For further details see:
University of Essex webpage
Dr Martin Battle
Transforming India's Green Revolution by Research and Empowerment for Sustainable Food Supplies
Martin Battle is a postdoctoral researcher in the Lawson Plant Physiology Lab at the University of Essex. His PhD studies focused on circadian photobiology and green light responses in Arabidopsis thaliana and his current research involves improving understanding of leaf hydraulics in Pearl Millet (Pennisetum glaucum). His research aims to identify the properties of plants which lead to improved responses to natural stressors such as drought and shade, with the overarching goal of identifying optimal crop varieties and species in order to improve global food security and resource use efficiency by optimising crop productivity in response to the changing climate.

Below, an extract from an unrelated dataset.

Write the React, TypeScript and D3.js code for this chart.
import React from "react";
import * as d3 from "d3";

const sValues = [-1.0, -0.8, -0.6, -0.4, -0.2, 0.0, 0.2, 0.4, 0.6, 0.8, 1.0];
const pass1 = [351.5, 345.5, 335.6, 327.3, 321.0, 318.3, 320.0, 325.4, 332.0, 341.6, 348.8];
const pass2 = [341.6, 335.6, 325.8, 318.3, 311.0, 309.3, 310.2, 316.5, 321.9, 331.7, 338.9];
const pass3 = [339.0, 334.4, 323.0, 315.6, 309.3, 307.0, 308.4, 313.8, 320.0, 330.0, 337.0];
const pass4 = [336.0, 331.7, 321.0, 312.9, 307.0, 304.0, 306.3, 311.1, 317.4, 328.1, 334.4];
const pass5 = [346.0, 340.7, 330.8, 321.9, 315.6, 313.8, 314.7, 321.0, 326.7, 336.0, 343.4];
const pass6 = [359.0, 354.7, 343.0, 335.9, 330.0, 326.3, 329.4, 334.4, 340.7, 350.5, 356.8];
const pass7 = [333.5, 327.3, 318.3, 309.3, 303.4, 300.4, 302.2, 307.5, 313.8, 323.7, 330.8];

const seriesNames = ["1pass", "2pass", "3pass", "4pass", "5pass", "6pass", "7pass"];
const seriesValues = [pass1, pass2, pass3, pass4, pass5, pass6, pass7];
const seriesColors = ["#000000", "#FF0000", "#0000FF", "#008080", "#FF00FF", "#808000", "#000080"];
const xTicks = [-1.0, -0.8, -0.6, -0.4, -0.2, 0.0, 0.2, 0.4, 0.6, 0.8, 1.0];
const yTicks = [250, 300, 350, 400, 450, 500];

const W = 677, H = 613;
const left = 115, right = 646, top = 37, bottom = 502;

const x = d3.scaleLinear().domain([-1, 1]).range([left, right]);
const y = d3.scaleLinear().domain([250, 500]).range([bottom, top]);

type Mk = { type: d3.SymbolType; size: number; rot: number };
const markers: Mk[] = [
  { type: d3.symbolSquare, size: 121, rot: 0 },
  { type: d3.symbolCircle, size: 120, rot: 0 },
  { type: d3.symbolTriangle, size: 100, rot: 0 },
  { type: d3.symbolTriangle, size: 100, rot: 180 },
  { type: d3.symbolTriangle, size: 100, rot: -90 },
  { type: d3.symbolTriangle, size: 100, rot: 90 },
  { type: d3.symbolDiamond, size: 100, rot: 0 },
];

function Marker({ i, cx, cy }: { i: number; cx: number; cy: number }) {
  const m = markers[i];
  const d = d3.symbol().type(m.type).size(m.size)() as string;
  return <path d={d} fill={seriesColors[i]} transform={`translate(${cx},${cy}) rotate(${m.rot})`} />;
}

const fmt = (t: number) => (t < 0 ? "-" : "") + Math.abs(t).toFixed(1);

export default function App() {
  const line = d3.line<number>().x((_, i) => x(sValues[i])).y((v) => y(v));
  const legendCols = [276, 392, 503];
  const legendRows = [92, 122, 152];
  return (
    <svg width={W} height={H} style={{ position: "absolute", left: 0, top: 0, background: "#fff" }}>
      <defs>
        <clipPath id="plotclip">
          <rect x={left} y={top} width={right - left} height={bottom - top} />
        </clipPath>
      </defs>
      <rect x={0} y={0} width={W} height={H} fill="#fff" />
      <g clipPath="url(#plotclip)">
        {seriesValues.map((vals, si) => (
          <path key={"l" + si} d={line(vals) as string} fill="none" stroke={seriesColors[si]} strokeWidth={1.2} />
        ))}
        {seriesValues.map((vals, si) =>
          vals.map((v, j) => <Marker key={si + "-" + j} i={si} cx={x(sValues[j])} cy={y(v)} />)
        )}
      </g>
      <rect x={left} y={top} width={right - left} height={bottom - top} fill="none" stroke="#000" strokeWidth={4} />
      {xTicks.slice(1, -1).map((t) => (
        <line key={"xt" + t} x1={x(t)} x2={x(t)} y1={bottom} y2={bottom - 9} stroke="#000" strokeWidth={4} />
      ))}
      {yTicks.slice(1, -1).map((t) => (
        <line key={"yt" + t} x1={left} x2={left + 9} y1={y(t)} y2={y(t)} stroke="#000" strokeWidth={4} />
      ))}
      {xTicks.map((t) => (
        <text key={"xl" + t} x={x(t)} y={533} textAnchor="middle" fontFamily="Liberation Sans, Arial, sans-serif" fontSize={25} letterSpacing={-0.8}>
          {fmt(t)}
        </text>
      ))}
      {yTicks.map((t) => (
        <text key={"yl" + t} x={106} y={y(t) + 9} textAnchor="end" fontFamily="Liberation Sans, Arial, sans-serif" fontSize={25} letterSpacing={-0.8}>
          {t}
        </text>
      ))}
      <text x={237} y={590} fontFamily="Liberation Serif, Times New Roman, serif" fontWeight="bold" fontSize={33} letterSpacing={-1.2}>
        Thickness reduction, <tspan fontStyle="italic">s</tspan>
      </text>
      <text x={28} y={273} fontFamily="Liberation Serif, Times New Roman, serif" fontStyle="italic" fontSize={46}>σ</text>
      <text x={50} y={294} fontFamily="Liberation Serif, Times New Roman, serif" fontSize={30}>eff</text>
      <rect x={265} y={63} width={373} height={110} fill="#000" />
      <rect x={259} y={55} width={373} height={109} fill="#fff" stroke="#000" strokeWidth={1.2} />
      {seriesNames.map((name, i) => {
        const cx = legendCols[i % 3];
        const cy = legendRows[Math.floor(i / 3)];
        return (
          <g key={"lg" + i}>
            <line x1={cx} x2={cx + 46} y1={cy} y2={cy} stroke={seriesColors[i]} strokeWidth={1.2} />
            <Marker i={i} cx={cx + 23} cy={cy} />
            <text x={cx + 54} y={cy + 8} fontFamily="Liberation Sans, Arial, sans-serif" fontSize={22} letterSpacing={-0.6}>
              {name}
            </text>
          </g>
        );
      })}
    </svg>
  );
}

Martin works closely with all members of the Lawson Lab and under the umbrella of the Plant Productivity Group at the University of Essex. His research is part of Flagship Project 2 of the TIGR2ESS project, a Global Challenges Research Fund (GCRF) project spanning universities in the UK and India. TIGR2ESS is working to develop and strengthen alliances across a wide ranging network of UK and Indian experts in crop science, hydrology, social science and policy, creating a two-way knowledge exchange partnership in order to define the requirements for advancing the Green Revolution in India.
His research, as a part of TIGR2ESS's Flagship Project 2 (FP2a), seeks to identify accessions of sorghum and pearl millet with improved water use efficiency and yield stability under drought stress, with the ultimate goal of improving food security for smallholder farmers in India by allowing for better utilisation of these highly efficient C4 crops.
Understanding and engineering photoresponses in Arabidopsis thaliana: A study of the roles of light quality in photoreceptor responses in Arabidopsis, with a focus on circadian rhythms, green light and the engineering of a green-light activated synthetic system as a tool for use in plants.